■ Provided data ■
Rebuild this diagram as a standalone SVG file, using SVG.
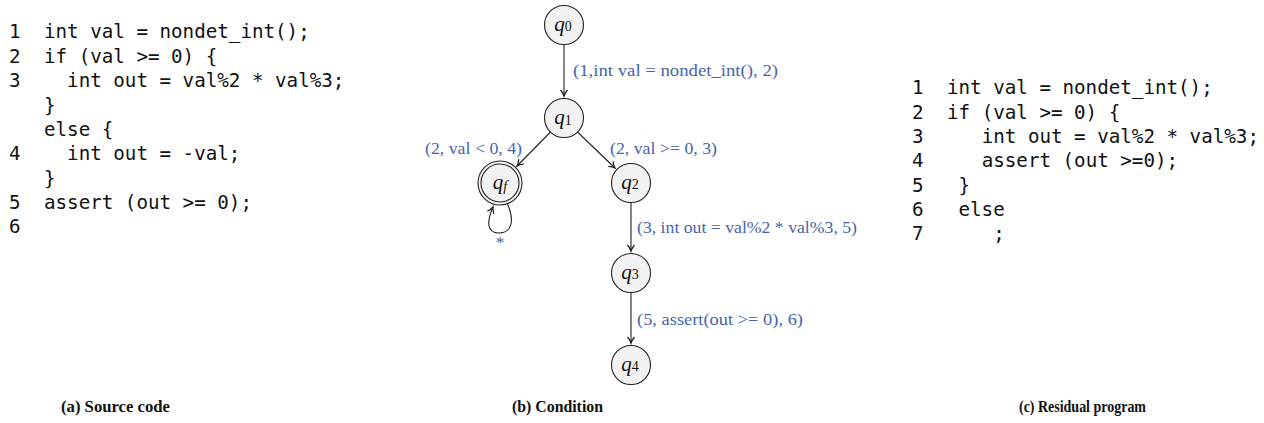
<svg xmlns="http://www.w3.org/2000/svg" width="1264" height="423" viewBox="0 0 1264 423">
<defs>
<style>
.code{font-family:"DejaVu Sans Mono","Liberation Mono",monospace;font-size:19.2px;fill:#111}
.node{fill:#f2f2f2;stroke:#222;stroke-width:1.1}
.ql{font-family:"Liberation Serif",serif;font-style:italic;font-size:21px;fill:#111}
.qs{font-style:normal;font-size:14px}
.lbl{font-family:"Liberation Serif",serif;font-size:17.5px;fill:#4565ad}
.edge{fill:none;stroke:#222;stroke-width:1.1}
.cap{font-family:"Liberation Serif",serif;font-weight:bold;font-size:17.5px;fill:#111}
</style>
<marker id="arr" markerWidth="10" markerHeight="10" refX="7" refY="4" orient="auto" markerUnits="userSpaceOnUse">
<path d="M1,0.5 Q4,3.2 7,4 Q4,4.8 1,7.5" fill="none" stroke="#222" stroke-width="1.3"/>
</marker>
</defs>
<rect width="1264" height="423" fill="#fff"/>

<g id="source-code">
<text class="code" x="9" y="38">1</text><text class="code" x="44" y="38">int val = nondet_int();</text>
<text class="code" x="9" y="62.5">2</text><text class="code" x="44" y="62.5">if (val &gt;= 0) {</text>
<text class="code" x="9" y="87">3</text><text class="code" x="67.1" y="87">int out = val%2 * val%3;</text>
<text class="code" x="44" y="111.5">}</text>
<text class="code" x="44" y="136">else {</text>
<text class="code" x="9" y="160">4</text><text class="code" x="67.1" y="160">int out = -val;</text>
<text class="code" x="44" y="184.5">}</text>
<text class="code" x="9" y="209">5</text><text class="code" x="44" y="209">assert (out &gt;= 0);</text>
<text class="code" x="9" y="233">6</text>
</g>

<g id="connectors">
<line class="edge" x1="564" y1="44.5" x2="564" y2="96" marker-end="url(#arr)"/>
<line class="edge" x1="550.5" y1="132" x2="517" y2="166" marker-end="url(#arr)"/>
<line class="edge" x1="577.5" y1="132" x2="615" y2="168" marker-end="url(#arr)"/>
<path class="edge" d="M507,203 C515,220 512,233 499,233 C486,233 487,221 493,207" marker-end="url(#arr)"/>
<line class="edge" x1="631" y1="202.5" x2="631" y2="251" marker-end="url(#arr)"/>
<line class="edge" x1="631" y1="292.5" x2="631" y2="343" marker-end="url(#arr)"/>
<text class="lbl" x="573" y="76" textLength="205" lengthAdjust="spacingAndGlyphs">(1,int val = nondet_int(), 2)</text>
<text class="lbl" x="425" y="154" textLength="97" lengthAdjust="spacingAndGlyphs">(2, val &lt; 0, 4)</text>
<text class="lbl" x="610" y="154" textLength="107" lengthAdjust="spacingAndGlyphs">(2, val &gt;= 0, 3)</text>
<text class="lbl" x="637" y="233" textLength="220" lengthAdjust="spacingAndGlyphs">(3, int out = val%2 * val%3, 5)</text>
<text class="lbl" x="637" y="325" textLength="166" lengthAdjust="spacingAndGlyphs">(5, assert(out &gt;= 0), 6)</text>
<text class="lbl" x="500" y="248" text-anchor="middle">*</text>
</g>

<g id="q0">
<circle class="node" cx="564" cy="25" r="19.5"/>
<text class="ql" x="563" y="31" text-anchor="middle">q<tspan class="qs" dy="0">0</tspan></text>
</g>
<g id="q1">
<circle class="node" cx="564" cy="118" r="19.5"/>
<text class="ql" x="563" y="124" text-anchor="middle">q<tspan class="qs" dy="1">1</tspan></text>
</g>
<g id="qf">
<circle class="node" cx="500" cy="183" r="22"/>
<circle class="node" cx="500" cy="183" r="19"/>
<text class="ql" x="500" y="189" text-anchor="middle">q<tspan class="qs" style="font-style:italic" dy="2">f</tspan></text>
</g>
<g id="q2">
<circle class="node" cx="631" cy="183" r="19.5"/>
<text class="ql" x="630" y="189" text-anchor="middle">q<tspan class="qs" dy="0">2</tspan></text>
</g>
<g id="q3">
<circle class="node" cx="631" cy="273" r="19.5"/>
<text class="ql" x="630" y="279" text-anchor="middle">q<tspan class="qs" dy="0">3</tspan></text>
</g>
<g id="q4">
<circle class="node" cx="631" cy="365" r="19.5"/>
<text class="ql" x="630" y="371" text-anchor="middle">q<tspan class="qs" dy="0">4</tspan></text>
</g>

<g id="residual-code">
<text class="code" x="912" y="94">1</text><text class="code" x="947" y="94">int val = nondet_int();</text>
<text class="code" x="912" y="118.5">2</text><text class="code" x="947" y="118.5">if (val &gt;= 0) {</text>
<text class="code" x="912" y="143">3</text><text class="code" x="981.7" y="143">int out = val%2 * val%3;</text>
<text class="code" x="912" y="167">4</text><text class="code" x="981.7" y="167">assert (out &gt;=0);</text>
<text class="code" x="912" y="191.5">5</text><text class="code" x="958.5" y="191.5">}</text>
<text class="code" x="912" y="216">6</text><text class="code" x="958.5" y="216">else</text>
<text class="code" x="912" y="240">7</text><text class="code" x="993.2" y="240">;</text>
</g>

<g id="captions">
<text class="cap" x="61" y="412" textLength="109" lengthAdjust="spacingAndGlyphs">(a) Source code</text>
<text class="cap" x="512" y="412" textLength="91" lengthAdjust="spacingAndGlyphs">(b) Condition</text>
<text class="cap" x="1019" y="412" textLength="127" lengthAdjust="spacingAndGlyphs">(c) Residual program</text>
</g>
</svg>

■ Stated task ■
Write out again every line above exactly as given; the pictures do not belong in the copy.

■ Exercise solution ■
Rebuild this diagram as a standalone SVG file, using SVG.
<svg xmlns="http://www.w3.org/2000/svg" width="1264" height="423" viewBox="0 0 1264 423">
<defs>
<style>
.code{font-family:"DejaVu Sans Mono","Liberation Mono",monospace;font-size:19.2px;fill:#111}
.node{fill:#f2f2f2;stroke:#222;stroke-width:1.1}
.ql{font-family:"Liberation Serif",serif;font-style:italic;font-size:21px;fill:#111}
.qs{font-style:normal;font-size:14px}
.lbl{font-family:"Liberation Serif",serif;font-size:17.5px;fill:#4565ad}
.edge{fill:none;stroke:#222;stroke-width:1.1}
.cap{font-family:"Liberation Serif",serif;font-weight:bold;font-size:17.5px;fill:#111}
</style>
<marker id="arr" markerWidth="10" markerHeight="10" refX="7" refY="4" orient="auto" markerUnits="userSpaceOnUse">
<path d="M1,0.5 Q4,3.2 7,4 Q4,4.8 1,7.5" fill="none" stroke="#222" stroke-width="1.3"/>
</marker>
</defs>
<rect width="1264" height="423" fill="#fff"/>

<g id="source-code">
<text class="code" x="9" y="38">1</text><text class="code" x="44" y="38">int val = nondet_int();</text>
<text class="code" x="9" y="62.5">2</text><text class="code" x="44" y="62.5">if (val &gt;= 0) {</text>
<text class="code" x="9" y="87">3</text><text class="code" x="67.1" y="87">int out = val%2 * val%3;</text>
<text class="code" x="44" y="111.5">}</text>
<text class="code" x="44" y="136">else {</text>
<text class="code" x="9" y="160">4</text><text class="code" x="67.1" y="160">int out = -val;</text>
<text class="code" x="44" y="184.5">}</text>
<text class="code" x="9" y="209">5</text><text class="code" x="44" y="209">assert (out &gt;= 0);</text>
<text class="code" x="9" y="233">6</text>
</g>

<g id="connectors">
<line class="edge" x1="564" y1="44.5" x2="564" y2="96" marker-end="url(#arr)"/>
<line class="edge" x1="550.5" y1="132" x2="517" y2="166" marker-end="url(#arr)"/>
<line class="edge" x1="577.5" y1="132" x2="615" y2="168" marker-end="url(#arr)"/>
<path class="edge" d="M507,203 C515,220 512,233 499,233 C486,233 487,221 493,207" marker-end="url(#arr)"/>
<line class="edge" x1="631" y1="202.5" x2="631" y2="251" marker-end="url(#arr)"/>
<line class="edge" x1="631" y1="292.5" x2="631" y2="343" marker-end="url(#arr)"/>
<text class="lbl" x="573" y="76" textLength="205" lengthAdjust="spacingAndGlyphs">(1,int val = nondet_int(), 2)</text>
<text class="lbl" x="425" y="154" textLength="97" lengthAdjust="spacingAndGlyphs">(2, val &lt; 0, 4)</text>
<text class="lbl" x="610" y="154" textLength="107" lengthAdjust="spacingAndGlyphs">(2, val &gt;= 0, 3)</text>
<text class="lbl" x="637" y="233" textLength="220" lengthAdjust="spacingAndGlyphs">(3, int out = val%2 * val%3, 5)</text>
<text class="lbl" x="637" y="325" textLength="166" lengthAdjust="spacingAndGlyphs">(5, assert(out &gt;= 0), 6)</text>
<text class="lbl" x="500" y="248" text-anchor="middle">*</text>
</g>

<g id="q0">
<circle class="node" cx="564" cy="25" r="19.5"/>
<text class="ql" x="563" y="31" text-anchor="middle">q<tspan class="qs" dy="0">0</tspan></text>
</g>
<g id="q1">
<circle class="node" cx="564" cy="118" r="19.5"/>
<text class="ql" x="563" y="124" text-anchor="middle">q<tspan class="qs" dy="1">1</tspan></text>
</g>
<g id="qf">
<circle class="node" cx="500" cy="183" r="22"/>
<circle class="node" cx="500" cy="183" r="19"/>
<text class="ql" x="500" y="189" text-anchor="middle">q<tspan class="qs" style="font-style:italic" dy="2">f</tspan></text>
</g>
<g id="q2">
<circle class="node" cx="631" cy="183" r="19.5"/>
<text class="ql" x="630" y="189" text-anchor="middle">q<tspan class="qs" dy="0">2</tspan></text>
</g>
<g id="q3">
<circle class="node" cx="631" cy="273" r="19.5"/>
<text class="ql" x="630" y="279" text-anchor="middle">q<tspan class="qs" dy="0">3</tspan></text>
</g>
<g id="q4">
<circle class="node" cx="631" cy="365" r="19.5"/>
<text class="ql" x="630" y="371" text-anchor="middle">q<tspan class="qs" dy="0">4</tspan></text>
</g>

<g id="residual-code">
<text class="code" x="912" y="94">1</text><text class="code" x="947" y="94">int val = nondet_int();</text>
<text class="code" x="912" y="118.5">2</text><text class="code" x="947" y="118.5">if (val &gt;= 0) {</text>
<text class="code" x="912" y="143">3</text><text class="code" x="981.7" y="143">int out = val%2 * val%3;</text>
<text class="code" x="912" y="167">4</text><text class="code" x="981.7" y="167">assert (out &gt;=0);</text>
<text class="code" x="912" y="191.5">5</text><text class="code" x="958.5" y="191.5">}</text>
<text class="code" x="912" y="216">6</text><text class="code" x="958.5" y="216">else</text>
<text class="code" x="912" y="240">7</text><text class="code" x="993.2" y="240">;</text>
</g>

<g id="captions">
<text class="cap" x="61" y="412" textLength="109" lengthAdjust="spacingAndGlyphs">(a) Source code</text>
<text class="cap" x="512" y="412" textLength="91" lengthAdjust="spacingAndGlyphs">(b) Condition</text>
<text class="cap" x="1019" y="412" textLength="127" lengthAdjust="spacingAndGlyphs">(c) Residual program</text>
</g>
</svg>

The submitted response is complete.